Friday, April 13, 2012

University of Cambridge: Changes needed for Europe to meet emission goals

If Europe is to meet its greenhouse gas emission reduction goals for 2050, then it is going to have to make a series of policy interventions.

That’s the verdict of a new study by the University of Cambridge (logo, pictured), Stanford University and MIT.

It reports that even if widespread adoption of the most promising technologies of all transport modes occurs, it may still not be enough – due to the limitations in biofuel production capacity and the lack of technologies able to drastically cut the levels of CO2 emissions from aviation and heavy trucks.
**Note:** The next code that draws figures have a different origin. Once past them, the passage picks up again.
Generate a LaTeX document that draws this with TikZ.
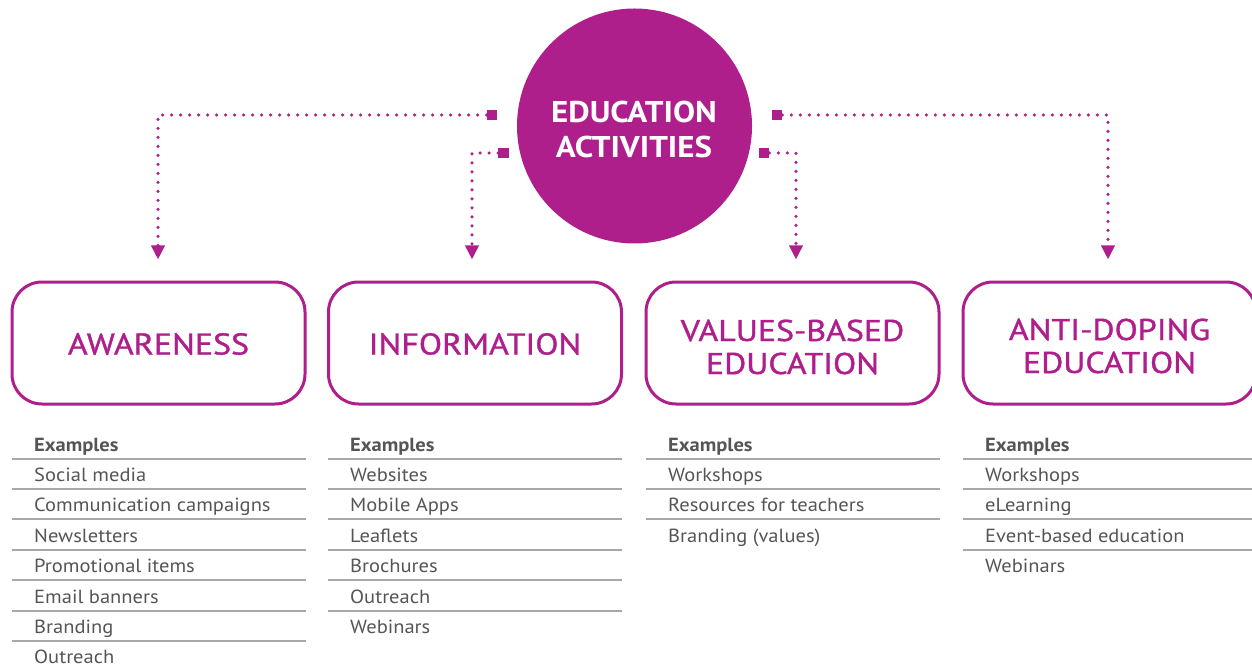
\documentclass[tikz,border=0pt]{standalone}
\usepackage{fontspec}
\setmainfont{PT Sans}
\newfontfamily\catfont[FakeStretch=1.13, FakeBold=1.2]{PT Sans}
\newfontfamily\listfont[FakeStretch=1.08]{PT Sans}
\newfontfamily\headfont[FakeStretch=1.1]{PT Sans}
\usetikzlibrary{arrows.meta}
\definecolor{mag}{HTML}{AE1F8C}
\definecolor{txt}{HTML}{555555}
\definecolor{rulec}{HTML}{A8A8A8}
\newcommand\excol[3]{%
  \node[item, font=\listfont\bfseries\fontsize{19}{20}\selectfont] (#2h) at (#1+22,451) {Examples};
  \foreach \t [count=\i] in {#3} {
    \draw[rl] (#1,{458.5+30.4*(\i-1)}) -- ++(294,0);
    \node[item] (#2\i) at (#1+22,{451+30.4*\i}) {\t};
  }
}
\begin{document}
\begin{tikzpicture}[x=1pt,y=-1pt,
  cat/.style={draw=mag, line width=3pt, rounded corners=30pt, minimum width=293pt, minimum height=122pt, inner sep=0pt},
  catlbl/.style={text=mag, font=\catfont\fontsize{30}{33}\selectfont, align=center, inner sep=0pt},
  sq/.style={fill=mag, minimum size=10.5pt, inner sep=0pt},
  conn/.style={mag, line width=3.5pt, dash pattern=on 0pt off 9pt, line cap=round, shorten >=21pt, -{Triangle[width=13pt,length=14pt]}},
  item/.style={anchor=base west, text=txt, font=\listfont\fontsize{19}{20}\selectfont, inner sep=0pt},
  rl/.style={rulec, line width=2pt}]
\useasboundingbox (0,0) rectangle (1252,668);
\node[circle, fill=mag, minimum size=235pt, inner sep=0pt] (edu) at (634.5,126) {};
\node[text=white, font=\headfont\bfseries\fontsize{30}{35}\selectfont, align=center] (edut) at (634,130) {EDUCATION\\ACTIVITIES};
\node[cat] (b1) at (158.5,343) {};
\node[cat] (b2) at (475,343) {};
\node[cat] (b3) at (792.5,343) {};
\node[cat] (b4) at (1109.5,343) {};
\node[catlbl] (l1) at (158.5,344) {AWARENESS};
\node[catlbl] (l2) at (475,344) {INFORMATION};
\node[catlbl] (l3) at (792.5,347) {VALUES-BASED\\EDUCATION};
\node[catlbl] (l4) at (1109.5,346) {ANTI-DOPING\\EDUCATION};
\node[sq] (s1) at (492,115) {};
\node[sq] (s2) at (503.5,153) {};
\node[sq] (s3) at (764,153) {};
\node[sq] (s4) at (777,115) {};
\draw[conn] (s1.west) -| ([xshift=-0.5pt]b1.north);
\draw[conn] (s2.west) -| ([xshift=-3pt]b2.north);
\draw[conn] (s3.east) -| ([xshift=3.5pt]b3.north);
\draw[conn] (s4.east) -| ([xshift=-1.5pt]b4.north);
\excol{12}{a}{Social media,Communication campaigns,Newsletters,Promotional items,Email banners,Branding,Outreach}
\excol{328}{b}{Websites,Mobile Apps,Leaflets,Brochures,Outreach,Webinars}
\excol{646}{c}{Workshops,Resources for teachers,Branding (values)}
\excol{963}{d}{Workshops,eLearning,Event-based education,Webinars}
\end{tikzpicture}
\end{document}
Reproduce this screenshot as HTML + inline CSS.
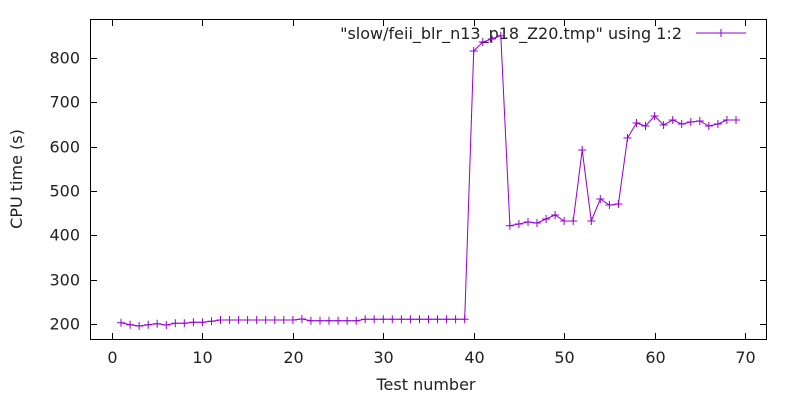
<!DOCTYPE html>
<html><head><style>body{margin:0;background:#fff}svg{display:block}text{font-family:"DejaVu Sans","Liberation Sans",sans-serif;font-size:16px;fill:#222}</style></head>
<body>
<svg id="s" width="800" height="400" xmlns="http://www.w3.org/2000/svg">
<rect x="90.5" y="19.5" width="676" height="320" fill="none" stroke="#000" stroke-width="1"/>
<g id="ticks" stroke="#000" stroke-width="1"></g>
<g id="labels"></g>
<text x="22" y="179" text-anchor="middle" transform="rotate(-90 22 179)">CPU time (s)</text>
<text x="426" y="390" text-anchor="middle">Test number</text>
<text x="682" y="39" text-anchor="end">"slow/feii_blr_n13_p18_Z20.tmp" using 1:2</text>
<line x1="696" y1="33" x2="746" y2="33" stroke="#9400d3" stroke-width="1"/>
<path d="M721 29v8M717 33h8" stroke="#9400d3" stroke-width="1"/>
<polyline id="pl" fill="none" stroke="#9400d3" stroke-width="1"/>
<path id="pts" stroke="#9400d3" stroke-width="1" fill="none"/>
</svg>
<script>
var ys={1:322.7,2:324.7,3:326,4:324.7,5:323.7,6:325,7:323.3,8:323.3,9:322.3,10:322.3,11:321.3,21:319,40:51,41:42,42:39,43:35.7,44:225.7,45:224,46:222,47:223,48:219,49:215,50:221,51:221,52:150,53:221,54:199,55:205,56:204,57:138,58:123,59:126,60:116,61:125,62:120,63:124,64:122,65:121,66:126,67:124,68:120,69:120};
for(var i=12;i<=20;i++)ys[i]=320;for(i=22;i<=27;i++)ys[i]=320.7;for(i=28;i<=39;i++)ys[i]=319.3;
var S=9.043,pts=[],d="";
for(i=1;i<=69;i++){var x=112+i*S,y=ys[i];pts.push(x.toFixed(1)+","+y);d+="M"+(x-4).toFixed(1)+" "+y+"h8M"+x.toFixed(1)+" "+(y-4)+"v8";}
document.getElementById("pl").setAttribute("points",pts.join(" "));
document.getElementById("pts").setAttribute("d",d);
var t="",l="";
for(var v=200;v<=800;v+=100){var y=324-(v-200)*0.44333;y=Math.round(y)+0.5;t+='<line x1="90.5" y1="'+y+'" x2="97" y2="'+y+'"/><line x1="766.5" y1="'+y+'" x2="760" y2="'+y+'"/>';l+='<text x="80" y="'+(y+5)+'" text-anchor="end">'+v+'</text>';}
for(v=0;v<=70;v+=10){var x=Math.round(112+v*S)+0.5;t+='<line x1="'+x+'" y1="339.5" x2="'+x+'" y2="333"/><line x1="'+x+'" y1="19.5" x2="'+x+'" y2="26"/>';l+='<text x="'+x+'" y="363" text-anchor="middle">'+v+'</text>';}
document.getElementById("ticks").innerHTML=t;document.getElementById("labels").innerHTML=l;
</script>
</body></html>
In a paper published in the journal Environmental Science & Technology, the team outlined three potential trends: baseline, in which past trends continue; challenging, in which there is rapid transportation demand and emissions growth; and favourable, which assumes slow transportation growth and emissions growth.

With no new policies in place it found that: emission trajectories vary by mode and geographical scope but will increase in nearly all cases; the largest increase comes from intercontinental aviation emissions; the adoption of new technologies is small because of research and development limitations; in the “challenging” scenario, intercontinental transport emissions could more than double by 2050; while in the favourable scenario, CO2 emissions decrease by about 10 per cent compared to 2010 levels.

Overall, an emissions decrease of 60 per cent or greater is achievable in 2050 only for direct intra-EU27 transport CO2 emissions in the baseline and favourable scenarios, it concludes – and is never possible in the challenging scenario.

As such it suggests that policy intervention is needed with many critical technologies needing EU-wide research and development investments to be produced at a commercial scale.